**DIRECTION:** Return exactly, please, the lines that run from the line with "Write the matplotlib code for this chart." to the line with "from matplotlib.patches import", ends included, and omit all pictures.

**Code that draws figures:**
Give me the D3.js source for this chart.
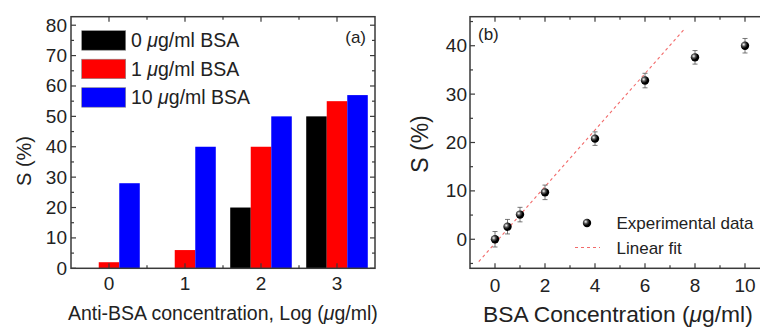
<!DOCTYPE html>
<html><head><meta charset="utf-8">
<script src="https://cdn.jsdelivr.net/npm/d3@7"></script>
<style>
body{margin:0;background:#fff;}
svg{display:block;font-family:"Liberation Sans",Arial,sans-serif;}
</style></head><body>
<svg id="c" width="760" height="327"></svg>
<script>
// ---- Panel (a) data ----
const categoriesA = [0, 1, 2, 3];
const seriesNamesA = ["0", "1", "10"];
const bsa0 = [0, 0, 20, 50];
const bsa1 = [2, 6, 40, 55];
const bsa10 = [28, 40, 50, 57];
const colorsA = ["#000000", "#ff0000", "#0000ff"];
const yTicksA = [0, 10, 20, 30, 40, 50, 60, 70, 80];

// ---- Panel (b) data ----
const concB = [0, 0.5, 1, 2, 4, 6, 8, 10];
const sB = [0, 2.6, 5.1, 9.7, 20.8, 32.8, 37.6, 40.0];
const errB = [1.6, 1.5, 1.5, 1.5, 1.4, 1.5, 1.4, 1.5];
const fitX = [-0.65, 7.6];
const fitY = [-4.6, 43.6];
const xTicksB = [0, 2, 4, 6, 8, 10];
const yTicksB = [0, 10, 20, 30, 40];

const svg = d3.select("#c");
const frameColor = "#3a3a3a";

const defs = svg.append("defs");
const g = defs.append("radialGradient").attr("id","sph").attr("cx","0.35").attr("cy","0.35").attr("r","0.65");
g.append("stop").attr("offset","0").attr("stop-color","#ffffff");
g.append("stop").attr("offset","0.35").attr("stop-color","#555");
g.append("stop").attr("offset","0.7").attr("stop-color","#000");
g.append("stop").attr("offset","1").attr("stop-color","#000");

function drawTicks(gp, scale, vals, orient, len, y0, y1, x0, x1) {
  vals.forEach(v => {
    const p = scale(v);
    if (orient === "x") {
      gp.append("line").attr("x1",p).attr("x2",p).attr("y1",y1).attr("y2",y1-len).attr("stroke",frameColor).attr("stroke-width",1.2);
      gp.append("line").attr("x1",p).attr("x2",p).attr("y1",y0).attr("y2",y0+len).attr("stroke",frameColor).attr("stroke-width",1.2);
    } else {
      gp.append("line").attr("y1",p).attr("y2",p).attr("x1",x0).attr("x2",x0+len).attr("stroke",frameColor).attr("stroke-width",1.2);
      if (x1 != null) gp.append("line").attr("y1",p).attr("y2",p).attr("x1",x1).attr("x2",x1-len).attr("stroke",frameColor).attr("stroke-width",1.2);
    }
  });
}

// ================= Panel (a) =================
{
  const L = 71, R = 375, T = 16.7, B = 268.3;
  const x = d3.scaleLinear().domain([-0.5, 3.5]).range([L, R]);
  const y = d3.scaleLinear().domain([0, 82.8]).range([B, T]);
  const bw = 0.27;
  const gA = svg.append("g");
  const series = [bsa0, bsa1, bsa10];
  series.forEach((vals, si) => {
    gA.selectAll(null).data(categoriesA).enter().append("rect")
      .attr("x", (d,i) => x(d + (si - 1) * bw - bw/2))
      .attr("width", x(bw) - x(0))
      .attr("y", (d,i) => y(vals[i]))
      .attr("height", (d,i) => y(0) - y(vals[i]))
      .attr("fill", colorsA[si]);
  });
  gA.append("rect").attr("x",L).attr("y",T).attr("width",R-L).attr("height",B-T)
    .attr("fill","none").attr("stroke",frameColor).attr("stroke-width",1.5);
  drawTicks(gA, x, categoriesA, "x", 5, T, B);
  drawTicks(gA, x, [0.5, 1.5, 2.5], "x", 3, T, B);
  drawTicks(gA, y, yTicksA, "y", 5, T, B, L, R);
  drawTicks(gA, y, [5,15,25,35,45,55,65,75], "y", 3, T, B, L, R);
  gA.selectAll(null).data(yTicksA).enter().append("text")
    .attr("x", L - 4).attr("y", d => y(d) + 6.5).attr("text-anchor","end")
    .attr("font-size", 19).attr("fill","#222").text(d => d);
  gA.selectAll(null).data(categoriesA).enter().append("text")
    .attr("x", d => x(d)).attr("y", 290).attr("text-anchor","middle")
    .attr("font-size", 19).attr("fill","#222").text(d => d);
  gA.append("text").attr("transform","translate(31,161) rotate(-90)").attr("text-anchor","middle")
    .attr("font-size", 20).attr("fill","#222").text("S (%)");
  const xt = gA.append("text").attr("x", 68).attr("y", 320).attr("font-size", 19.5).attr("fill","#222");
  xt.append("tspan").text("Anti-BSA concentration, Log (");
  xt.append("tspan").attr("font-style","italic").text("μ");
  xt.append("tspan").text("g/ml)");
  const legY = [30.7, 59.2, 87.7];
  seriesNamesA.forEach((n, i) => {
    gA.append("rect").attr("x", 81.7).attr("y", legY[i]).attr("width", 44).attr("height", 19.5)
      .attr("fill", colorsA[i]).attr("stroke", "#888").attr("stroke-width", 0.6);
    const t = gA.append("text").attr("x", 131).attr("y", legY[i] + 16.5).attr("font-size", 19.5).attr("fill","#222");
    t.append("tspan").text(n + " ");
    t.append("tspan").attr("font-style","italic").text("μ");
    t.append("tspan").text("g/ml BSA");
  });
  gA.append("text").attr("x", 366).attr("y", 43).attr("text-anchor","end").attr("font-size", 17).attr("fill","#222").text("(a)");
}

// ================= Panel (b) =================
{
  const L = 470, R = 770, T = 16.7, B = 268.3;
  const x = d3.scaleLinear().domain([-1, 11]).range([L, R]);
  const y = d3.scaleLinear().domain([-6, 46]).range([B, T]);
  const gB = svg.append("g");
  gB.append("rect").attr("x",L).attr("y",T).attr("width",R-L).attr("height",B-T)
    .attr("fill","none").attr("stroke",frameColor).attr("stroke-width",1.5);
  drawTicks(gB, x, xTicksB, "x", 5, T, B);
  drawTicks(gB, x, [1,3,5,7,9], "x", 3, T, B);
  drawTicks(gB, y, yTicksB, "y", 5, T, B, L, null);
  drawTicks(gB, y, [-5,5,15,25,35,45], "y", 3, T, B, L, null);
  gB.selectAll(null).data(yTicksB).enter().append("text")
    .attr("x", L - 3).attr("y", d => y(d) + 6.5).attr("text-anchor","end")
    .attr("font-size", 19).attr("fill","#222").text(d => d);
  gB.selectAll(null).data(xTicksB).enter().append("text")
    .attr("x", d => x(d)).attr("y", 291.5).attr("text-anchor","middle")
    .attr("font-size", 19).attr("fill","#222").text(d => d);
  gB.append("text").attr("transform","translate(428,144) rotate(-90)").attr("text-anchor","middle")
    .attr("font-size", 23).attr("fill","#222").text("S (%)");
  const xt = gB.append("text").attr("x", 483).attr("y", 322).attr("font-size", 22.8).attr("fill","#222");
  xt.append("tspan").text("BSA Concentration (");
  xt.append("tspan").attr("font-style","italic").text("μ");
  xt.append("tspan").text("g/ml)");
  gB.append("line").attr("x1", x(fitX[0])).attr("y1", y(fitY[0])).attr("x2", x(fitX[1])).attr("y2", y(fitY[1]))
    .attr("stroke","#f26a6a").attr("stroke-width",1.1).attr("stroke-dasharray","3,3");
  concB.forEach((c, i) => {
    const px = x(c);
    gB.append("line").attr("x1",px).attr("x2",px).attr("y1",y(sB[i]-errB[i])).attr("y2",y(sB[i]+errB[i])).attr("stroke","#555").attr("stroke-width",0.8);
    [sB[i]-errB[i], sB[i]+errB[i]].forEach(v => {
      gB.append("line").attr("x1",px-2.5).attr("x2",px+2.5).attr("y1",y(v)).attr("y2",y(v)).attr("stroke","#555").attr("stroke-width",0.8);
    });
  });
  gB.selectAll(null).data(concB).enter().append("circle")
    .attr("cx", d => x(d)).attr("cy", (d,i) => y(sB[i])).attr("r", 4.2).attr("fill","url(#sph)");
  gB.append("circle").attr("cx", 587).attr("cy", 223).attr("r", 4.2).attr("fill","url(#sph)");
  gB.append("text").attr("x", 616.5).attr("y", 228.5).attr("font-size", 17).attr("fill","#222").text("Experimental data");
  gB.append("line").attr("x1",575).attr("x2",600).attr("y1",247.5).attr("y2",247.5)
    .attr("stroke","#f26a6a").attr("stroke-width",1.1).attr("stroke-dasharray","3,3");
  gB.append("text").attr("x", 616.5).attr("y", 254).attr("font-size", 17).attr("fill","#222").text("Linear fit");
  gB.append("text").attr("x", 478).attr("y", 40).attr("font-size", 17).attr("fill","#222").text("(b)");
}
</script>
</body></html>
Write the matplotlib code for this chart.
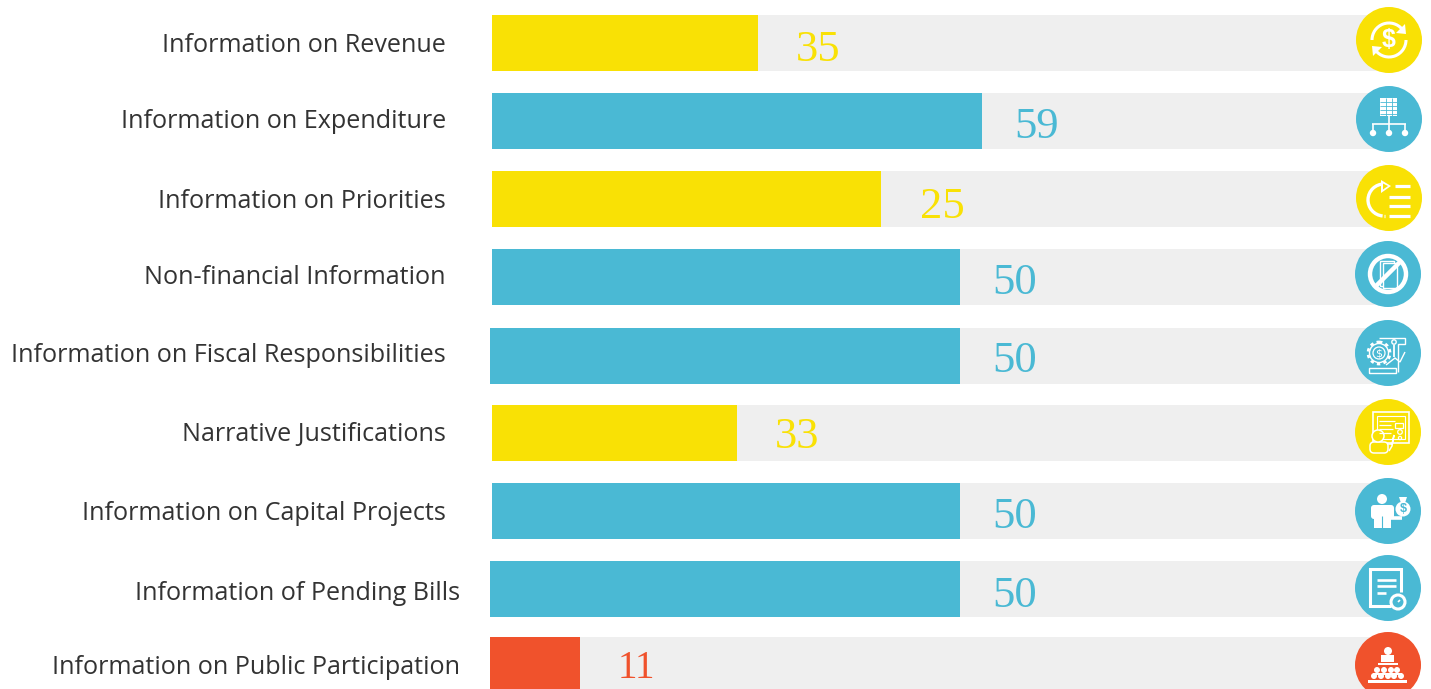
import numpy as np
import matplotlib
matplotlib.use('Agg')
import matplotlib.pyplot as plt
from matplotlib.patches import Circle, Rectangle, Polygon, Arc, FancyBboxPatch

# Data
labels = ['Information on Revenue', 'Information on Expenditure', 'Information on Priorities',
          'Non-financial Information', 'Information on Fiscal Responsibilities',
          'Narrative Justifications', 'Information on Capital Projects',
          'Information of Pending Bills', 'Information on Public Participation']
scores = [35, 59, 25, 50, 50, 33, 50, 50, 11]
# the drawn bars do not follow the printed scores in the source, so read them apart
bar_lengths = [28.4, 52.4, 41.6, 50, 50, 26.2, 50, 50, 9.4]
bar_groups = ['y', 'b', 'y', 'b', 'b', 'y', 'b', 'b', 'r']

YELLOW = '#F9E105'
BLUE = '#4AB9D4'
RED = '#F0522C'
TRACK = '#EFEFEF'
TEXT = '#333333'
colors = {'y': YELLOW, 'b': BLUE, 'r': RED}

# Layout, in pixels
W, H = 1431, 689
row_y = [43, 121, 199, 277, 356, 433, 511, 589, 665]
bar_x0 = [492, 492, 492, 492, 490, 492, 492, 490, 490]
label_right = [446, 446, 446, 446, 446, 446, 446, 460, 460]
label_y = [45, 121, 201, 277, 356, 434, 513, 593, 668]
score_x = [818, 1037, 942, 1015, 1015, 797, 1015, 1015, 636]
score_y = [50, 127, 207, 283, 361, 437, 517, 596, 668]
score_size = [32, 32, 32, 32, 32, 32, 32, 32, 28]
icon_x = [1389, 1389, 1389, 1388, 1388, 1388, 1388, 1388, 1388]
icon_y = [40, 119, 198, 274, 353, 432, 511, 588, 665]
PX = 9.36  # pixels per score unit
ZERO = 490

fig = plt.figure(figsize=(W / 100, H / 100), dpi=100)
ax = fig.add_axes([0, 0, 1, 1])
ax.set_xlim(-ZERO / PX, (W - ZERO) / PX)
ax.set_ylim(H, 0)
ax.axis('off')

px = fig.add_axes([0, 0, 1, 1])
px.set_xlim(0, W)
px.set_ylim(H, 0)
px.axis('off')
px.patch.set_alpha(0)

# Bars
for i in range(len(labels)):
    left = (bar_x0[i] - ZERO) / PX
    ax.barh(row_y[i], (1385 - ZERO) / PX - left, left=left, height=56, color=TRACK, lw=0)
    right = bar_lengths[i] + (492 - ZERO) / PX
    ax.barh(row_y[i], right - left, left=left, height=56, color=colors[bar_groups[i]], lw=0)
    px.text(label_right[i], label_y[i], labels[i], ha='right', va='center',
            fontsize=18.1, color=TEXT, family='Open Sans')
    px.text(score_x[i], score_y[i], str(scores[i]), ha='center', va='center',
            fontsize=score_size[i], color=colors[bar_groups[i]], family='Liberation Serif')


# Icons
def line(cx, cy, xs, ys, lw=2.0, col='white'):
    px.plot(np.array(xs) + cx, np.array(ys) + cy, color=col, lw=lw,
            solid_capstyle='butt', solid_joinstyle='miter')


def ring(cx, cy, x, y, r, lw=1.2, fill=None):
    px.add_patch(Circle((cx + x, cy + y), r, fc=fill if fill else 'none', ec='white', lw=lw))


def box(cx, cy, x, y, w, h, lw=0.0, fill='white'):
    px.add_patch(Rectangle((cx + x, cy + y), w, h, fc=fill, ec='white', lw=lw))


def poly(cx, cy, pts, fill='white'):
    px.add_patch(Polygon(np.array(pts) + [cx, cy], fc=fill, ec='none'))


def arc(cx, cy, x, y, r, a0, a1, lw=2.0):
    px.add_patch(Arc((cx + x, cy + y), 2 * r, 2 * r, theta1=a0, theta2=a1, color='white', lw=lw))


def icon_revenue(cx, cy, col):
    arc(cx, cy, 0, 0, 17, 180, 320, 2.2)
    arc(cx, cy, 0, 0, 17, 0, 140, 2.2)
    poly(cx, cy, [(16, -16), (17, -6), (7, -7)])
    poly(cx, cy, [(-16, 16), (-17, 6), (-7, 7)])
    px.text(cx, cy, '$', color='white', fontsize=18, fontweight='bold', ha='center', va='center',
            family='Liberation Sans')


def icon_expenditure(cx, cy, col):
    box(cx, cy, -9, -21, 17, 18)
    for yy in (-17, -13, -9, -5):
        line(cx, cy, [-9, 8], [yy, yy], 0.6, col)
    for xx in (-3.5, 2.5):
        line(cx, cy, [xx, xx], [-21, -3], 0.6, col)
    for xx in (-16, 0, 16):
        line(cx, cy, [xx, xx], [5, 11], 1.2)
        ring(cx, cy, xx, 14, 3.2, 0, 'white')
    line(cx, cy, [-17, 17], [5, 5], 1.2)
    line(cx, cy, [0, 0], [-3, 5], 1.2)


def icon_priorities(cx, cy, col):
    for yy, x0 in zip((-12.5, -1, 7.5, 18), (6, 0, 0, 0)):
        line(cx, cy, [x0, 21], [yy, yy], 2.3)
    arc(cx, cy, -5, 2, 16, 95, 270, 2.4)
    line(cx, cy, [-5, -4], [18, 18], 2.4)
    poly(cx, cy, [(-8, -18), (2, -12), (-8, -5)])
    poly(cx, cy, [(-6, -14.5), (-1, -12), (-6, -8.5)], col)


def icon_nonfin(cx, cy, col):
    box(cx, cy, -8, -13, 14, 25, 1.0, col)
    box(cx, cy, -5, -11, 14, 25, 1.0, col)
    ring(cx, cy, 0, 0, 18, 3.2)
    line(cx, cy, [-13, 13], [13, -13], 3.2)


def icon_fiscal(cx, cy, col):
    line(cx, cy, [-9, 17, 17, 10, 10], [-15, -15, -9, -9, 19], 1.0)
    line(cx, cy, [-19, 8, 8, -19, -19], [20, 20, 15, 15, 20], 1.0)
    px.add_patch(Circle((cx - 9, cy), 11, fc='none', ec='white', lw=2.0, ls=(0, (1.2, 1.2))))
    px.add_patch(Circle((cx - 9, cy), 9.5, fc=col, ec='white', lw=1.0))
    ring(cx, cy, -9, 0, 6, 0.9)
    px.text(cx - 9, cy, '$', color='white', fontsize=8, ha='center', va='center')
    ring(cx, cy, 6, -11, 2.2, 1.0)
    line(cx, cy, [6, 6], [-8, 4], 1.3)
    line(cx, cy, [-2, 7, 12, 17], [12, 5, 9, -1], 1.0)


def icon_narrative(cx, cy, col):
    box(cx, cy, -15, -20, 36, 31, 1.2, 'none')
    box(cx, cy, -11, -16, 28, 23, 0.8, 'none')
    for yy, xr in zip((-11, -7, -3, 1), (4, 0, 2, 0)):
        line(cx, cy, [-9, 3 + xr], [yy, yy], 0.9)
    box(cx, cy, 7, -9, 8, 5, 0.9, col)
    ring(cx, cy, 12, 0, 2.3, 0.9)
    ring(cx, cy, 12, 6, 1.6, 0.9)
    px.add_patch(FancyBboxPatch((cx - 18, cy + 10), 18, 11, boxstyle='round,pad=0,rounding_size=4',
                                fc=col, ec='white', lw=1.1))
    px.add_patch(Circle((cx - 10, cy + 4), 6, fc=col, ec='white', lw=1.1))
    line(cx, cy, [-1, 4, 6, 4, 1], [12, 12, 3, 14, 19], 1.1)


def icon_capital(cx, cy, col):
    ring(cx, cy, -6, -12, 5, 0, 'white')
    px.add_patch(FancyBboxPatch((cx - 17, cy - 6), 23, 14, boxstyle='round,pad=0,rounding_size=3',
                                fc='white', ec='none'))
    box(cx, cy, -14, 0, 17, 17)
    line(cx, cy, [-6, -6], [5, 17], 0.8, col)
    line(cx, cy, [-1, 14], [7, 7], 2.6)
    px.add_patch(Circle((cx + 15, cy - 2), 7.5, fc='white', ec='none'))
    poly(cx, cy, [(11, -14), (19, -14), (17, -8), (13, -8)])
    px.text(cx + 15, cy - 2, '$', color=col, fontsize=9, fontweight='bold', ha='center', va='center',
            family='Liberation Sans')


def icon_pending(cx, cy, col):
    line(cx, cy, [3, -18, -18, 13, 13], [18, 18, -19, -19, 4], 2.2)
    line(cx, cy, [-11, 8], [-8, -8], 1.9)
    line(cx, cy, [-11, 8], [-2, -2], 1.9)
    line(cx, cy, [-11, -2], [5, 5], 1.9)
    px.add_patch(Circle((cx + 10, cy + 14), 7, fc=col, ec='white', lw=2.2))
    line(cx, cy, [10, 12], [14, 12], 1.2)


def icon_participation(cx, cy, col):
    ring(cx, cy, 0, -14, 4, 0, 'white')
    box(cx, cy, -7, -10, 13, 7)
    box(cx, cy, -10, -2, 20, 2)
    for xx in (-11, -4, 3, 9):
        ring(cx, cy, xx, 5, 3, 0, 'white')
    box(cx, cy, -15, 8, 29, 1.5)
    for xx in (-14, -7, 0, 6, 13):
        ring(cx, cy, xx, 11, 3, 0, 'white')
    box(cx, cy, -20, 15, 39, 2.5)


icons = [icon_revenue, icon_expenditure, icon_priorities, icon_nonfin, icon_fiscal,
         icon_narrative, icon_capital, icon_pending, icon_participation]
for i, fn in enumerate(icons):
    col = colors[bar_groups[i]]
    px.add_patch(Circle((icon_x[i], icon_y[i]), 33, fc=col, ec='none'))
    fn(icon_x[i], icon_y[i], col)

px.set_xlim(0, W)
px.set_ylim(H, 0)
fig.savefig('out.png', dpi=100)
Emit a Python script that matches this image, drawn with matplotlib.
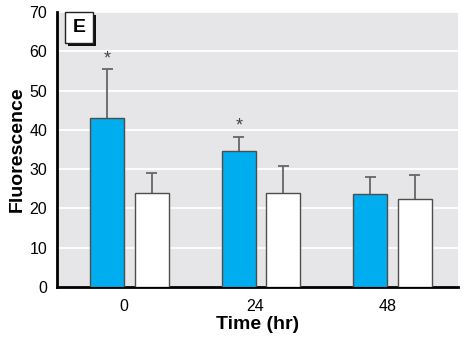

**SOLUTION BELOW:**
Write the matplotlib code for this chart.
import numpy as np
import matplotlib
matplotlib.use('Agg')
import matplotlib.pyplot as plt
from matplotlib.patches import Circle, Rectangle, Polygon, Arc, FancyBboxPatch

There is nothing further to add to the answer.